13,720 Pens from Woodcraft Turn for Troops Event Are on the Way to Military PersonnelComments (0)
Original Post Date: January 5, 2017
Volunteer woodturners and Woodcraft retail store employees, working together, produced 13,720 one-a-kind wood pens during the Woodcraft Turn for Troops National Turn-a-Thon that have been shipped to military personnel on active duty or recovering in rehabilitation centers.
Volunteers have turned a grand total of 146,118 pens in the event’s 13-year history. The 13,720 total for 2016 is the second highest yearly total in the event’s 13-year history. The 2009 total is 17,228.
PHOTO CAPTION: Elijah Chaudhry turns a pen during the Turn for Troops National Turn-a-thon as Brian Coppotelli, Woodcraft of West Atlanta assistant manager, watches.
The annual turn-a-thon was held the weekend of Nov.11-12 and hosted by Woodcraft stores nationwide. Pens were also turned by individual volunteers and woodworking groups throughout the year and turned in to stores. Volunteers include a note with each pen to thank the recipient for service to his or her country.
“Congratulations to Woodcraft stores and the volunteer turners who made 2016 a record year for making pens for military personnel,” Woodcraft president Jody Garrett said. “As the need continues for a U.S. military presence at many locations around the world, as well as at home, Woodcraft will continue to support this outreach effort to recognize the daily sacrifices made by military men and women.”
Woodcraft of Tucson, Arizona, is the top store in numbers of pens contributed during the 13-year event: 16,064. The store also provided the third highest number of pens in 2016:1,686. According to store owner Randy Castellini, these numbers reflect the dedication of Southern Arizona Woodturners Association members, along with other volunteers.
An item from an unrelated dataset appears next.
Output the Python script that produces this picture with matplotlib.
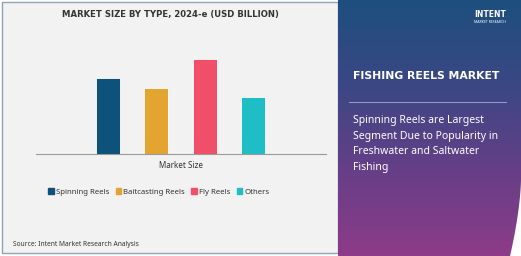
import numpy as np
import matplotlib.pyplot as plt
from matplotlib.patches import Rectangle, Polygon
from matplotlib.colors import LinearSegmentedColormap

categories = ["Spinning Reels", "Baitcasting Reels", "Fly Reels", "Others"]
values = [4.0, 3.5, 5.0, 3.0]
colors = ["#0d527a", "#e3a52f", "#f04e69", "#1fbec6"]

plt.rcParams['font.family'] = ['Noto Sans', 'DejaVu Sans']
bold_font = ['DejaVu Sans']

fig = plt.figure(figsize=(5.21, 2.56), dpi=100)
fig.patch.set_facecolor("white")

# left panel background + border
fig.patches.append(Rectangle((2 / 521, 3 / 256), 336 / 521, 251 / 256, transform=fig.transFigure,
                             facecolor="#f2f2f2", edgecolor="#8fa3b8", lw=1.0, zorder=-5))

# right panel gradient
rax = fig.add_axes([338 / 521, 0, 183 / 521, 1])
cmap = LinearSegmentedColormap.from_list("g", ["#1d4f7e", "#3b4784", "#663f87", "#8e3b89"])
grad = np.linspace(0, 1, 256).reshape(-1, 1)
rax.imshow(grad, aspect="auto", cmap=cmap, extent=[0, 1, 0, 1], origin="upper")
rax.set_xlim(0, 1)
rax.set_ylim(0, 1)
rax.axis("off")
# curved white edge bottom right
t = np.linspace(0, 1, 40)
cx = 1.0 - 0.06 * t ** 1.6
cy = 0.30 * (1 - t)
pts = list(zip(cx, cy)) + [(1.0, 0.0)]
rax.add_patch(Polygon(pts, closed=True, facecolor="white", edgecolor="none"))
rax.text(0.08, 0.705, "FISHING REELS MARKET", color="white", fontsize=7.8, family=bold_font,
         fontweight="bold", va="center", ha="left")
rax.plot([0.06, 0.92], [0.6, 0.6], color="#8a9cc4", lw=0.8)
rax.text(0.08, 0.55, "Spinning Reels are Largest\nSegment Due to Popularity in\nFreshwater and Saltwater\nFishing",
         color="white", fontsize=7.5, va="top", ha="left", linespacing=1.58)
rax.text(0.83, 0.945, "INTENT", color="white", fontsize=5.5, family=bold_font, fontweight="bold",
         ha="center", va="center")
rax.text(0.83, 0.915, "MARKET RESEARCH", color="white", fontsize=2.5, ha="center", va="center")

# bar chart
ax = fig.add_axes([36 / 521, 1 - 154 / 256, 290 / 521, 114 / 256], zorder=2)
x = np.arange(len(categories))
ax.bar(x, values, width=0.5, color=colors, edgecolor="white", linewidth=0.6, zorder=2)
ax.set_xlim(-1.49, 4.51)
ax.set_ylim(0, 6)
ax.patch.set_visible(False)
for s in ["top", "right", "left"]:
    ax.spines[s].set_visible(False)
ax.spines["bottom"].set_color("#999999")
ax.spines["bottom"].set_linewidth(0.8)
ax.set_yticks([])
ax.set_xticks([])

fig.text(170 / 521, 1 - 15 / 256, "MARKET SIZE BY TYPE, 2024-e (USD BILLION)", ha="center", va="center",
         fontsize=6.1, family=bold_font, fontweight="bold", color="#333333")
fig.text(181 / 521, 1 - 166 / 256, "Market Size", ha="center", va="center", fontsize=5.8, color="#333333")

handles = [Rectangle((0, 0), 1, 1, color=c) for c in colors]
fig.legend(handles, categories, loc="center", bbox_to_anchor=(159 / 521, 1 - 192 / 256), ncol=4,
           frameon=False, fontsize=5.6, handlelength=0.7, handleheight=0.7, handletextpad=0.3,
           columnspacing=0.8, labelcolor="#333333")

fig.text(13 / 521, 1 - 245 / 256, "Source: Intent Market Research Analysis", ha="left", va="center",
         fontsize=4.8, color="#333333")

fig.savefig("out.png", dpi=100)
The association members turn pens year-round so that by the National Turn-a-Thon time the annual total is substantial.
Woodcraft of Grand Rapids, Michigan, contributed the most pens in 2016: 4,004, and has the fourth highest 13-year total: 10,433. Hugh DeWeerd, Grand Rapids store manager, said customer David Moore, a Cold War/Vietnam veteran, is the key to the store’s large pen contribution. “He turns 60 or so at a time and exchanges them for kits when completed. I think he has turned at least 3,900.” Volunteers at the turn-a-thon also contributed to the 2016 total.
Moore learned about the Turn for Troops program at Woodcraft soon after he taught himself woodturning. A motorcycle wreck over 20 years ago and complications from Agent Orange in Vietnam have left Moore disabled, with a lot of time to fill. “I could spend my days watching television, but I find the offerings lacking substance. Instead, I’ve turned my energies to providing America’s troops with writing utensils – pens. I turn whatever number of pen kits I’m given at one time, from a normal of 60 about twice a week to a hundred this past week. My total so far (for five years) is 11,137 finished pens.”
Other store leaders include:
- Woodcraft of Nashville, Tennessee, second highest 13-year total: 15,218, and second highest number of pens in 2016: 2,000.
- Woodcraft of Boise, Idaho, third highest 13-year total: 13,941, and fourth highest in 2016: 1,303.
In addition to turners who contribute through stores, there are some who turn pens and send them directly to the Woodcraft corporate office. These volunteers include The Sutton family from Cape Coral, Florida, who contributed 148 pens in 2016 and an overall total of 710, and Nial J. Haden from Fredonia, New York, who turned 110 in 2016 and 734 overall.
David Sutton shared his family’s process for making their pens for the military personnel: “It is truly a family affair; my mom, Delores, sews the pouches and helps with the final pack up where we put all the packets together. My dad, Donald, who is retired from the military, and I do the woodworking. I guess practice makes perfect because we have streamlined the process pretty well. We try to make an assembly line; we cut, then glue up, trim to barrels, turn, finish, and assemble. We try to do batches, so it’s not just one at a time.” Sutton said his parents will be 80 this year, so he likes keeping them involved through the pen project.
Hadden writes: “I enjoy doing the pens and feel that in a small way I am making a contribution to our troops. I am a veteran myself (Korean War and Cold War period) and have some idea what they are going through.”